Oscar Wilde’s take on Utopia, “the realisation of progress”. In this enjoyable and obviously very quotable essay, he gives his thoughts on how private property does not let people make the best of their potential, to be the perfect artists of themselves. Under Socialism, says Wilde, people would be able to concentrate on being perfect, selfish (in its positive definition, described above) individuals. It is an intriguing but unusual take on things, since Socialism as an ideology has been condemned for its apparent murder of the individual. No, argues the author. That would describe a totalitarian Socialist society, the kind of which wouldn’t appear before several decades after Oscar Wilde had written these words in the late 19th century.

The Soul of Man Under Socialism is an ode to virtue ethics under which each person’s goal, and what makes him or her human, circles around personal excellence and eudaimonia.
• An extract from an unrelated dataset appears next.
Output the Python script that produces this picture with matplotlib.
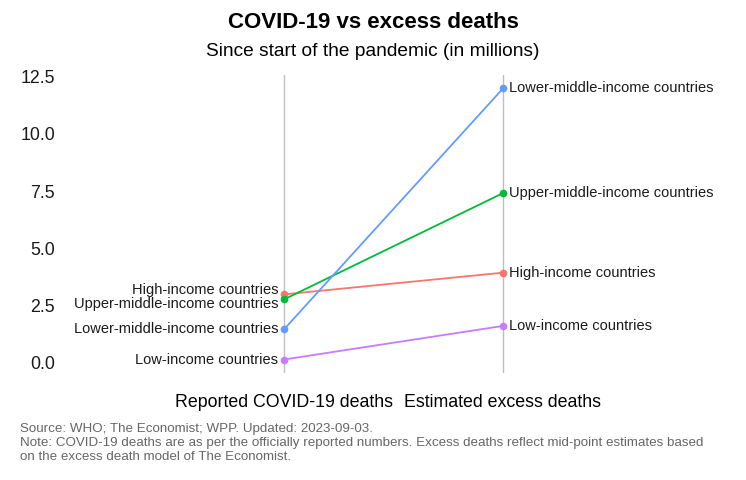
import matplotlib.pyplot as plt

plt.rcParams["font.family"] = ["Liberation Sans", "DejaVu Sans"]

# values in millions
groups = ["High-income countries", "Upper-middle-income countries",
          "Lower-middle-income countries", "Low-income countries"]
reported = [2.98, 2.76, 1.45, 0.13]
excess = [3.93, 7.41, 11.99, 1.60]
colors = ["#F8766D", "#00BA38", "#619CFF", "#C77CFF"]
categories = ["Reported COVID-19 deaths", "Estimated excess deaths"]
yticks = [0.0, 2.5, 5.0, 7.5, 10.0, 12.5]
# small vertical nudges (points) for the crowded left labels
left_nudge = [3, -3, 0, 0]

fig = plt.figure(figsize=(7.46, 4.8), dpi=100)
ax = fig.add_axes([62 / 746, 1 - 373 / 480, (725 - 62) / 746, 298 / 480])

for xc in range(len(categories)):
    ax.axvline(xc, color="#BEBEBE", linewidth=1.0, zorder=0)

for g, r, e, c, dy in zip(groups, reported, excess, colors, left_nudge):
    ax.plot([0, 1], [r, e], color=c, linewidth=1.3, marker="o",
            markersize=4.5, zorder=3)
    ax.annotate(g, (0, r), xytext=(-4, dy), textcoords="offset points",
                ha="right", va="center", fontsize=10.5, color="#1a1a1a")
    ax.annotate(g, (1, e), xytext=(4, 0), textcoords="offset points",
                ha="left", va="center", fontsize=10.5, color="#1a1a1a")

ax.set_xlim(-1.014, 2.014)
ax.set_ylim(-0.46, 12.58)
ax.set_yticks(yticks)
ax.set_yticklabels([f"{v:.1f}" for v in yticks], fontsize=12.8, color="#1a1a1a")
ax.set_xticks(range(len(categories)))
ax.set_xticklabels(categories, fontsize=12.8, color="black")
ax.tick_params(axis="both", length=0)
ax.tick_params(axis="x", pad=15)
ax.tick_params(axis="y", pad=5)
for s in ax.spines.values():
    s.set_visible(False)

fig.text(0.5, 1 - 23 / 480, "COVID-19 vs excess deaths", ha="center",
         va="center", fontsize=16, fontweight="bold")
fig.text(0.5, 1 - 51 / 480, "Since start of the pandemic (in millions)",
         ha="center", va="center", fontsize=13.8)
fig.text(20 / 746, 1 - 423 / 480,
         "Source: WHO; The Economist; WPP. Updated: 2023-09-03.\n"
         "Note: COVID-19 deaths are as per the officially reported numbers. "
         "Excess deaths reflect mid-point estimates based\n"
         "on the excess death model of The Economist.",
         ha="left", va="top", fontsize=9.6, color="#666666", linespacing=1.22)

fig.savefig("out.png", dpi=100)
As an artist himself, Wilde went on a great deal on how artists can be true individuals, but he kind of awkwardly robs this privilege from poor people, whose jobs “more apt for beasts” have little to do with what it really is, or better, what it can mean to be human. For Wilde, Socialism could destroy poverty at its roots, giving people of every class (or what we would today understand it to be) the opportunity to reach their true individualist potential, free of the restraints of posession. After all, “the only people thinking about money more than the rich are the poor” (paraphrase).

There are some very interesting concepts here and I find myself in agreement with most of what I read. However, it’s always clear that Wilde writes from his awesome vantage point of the upper class. His patronising of the less fortunate people among us, however justified and well-argued, just reeks of a kind of superiority complex. Wilde couldn’t decide if he wanted to be an elitist or not and it shows in this piece. He defies his own definition of selfishness by inevitably being selfish himself. Still, as one of the great writers and artists of times past, perhaps we should admit him this privilege to have been able to exercise his full capacity of individualism.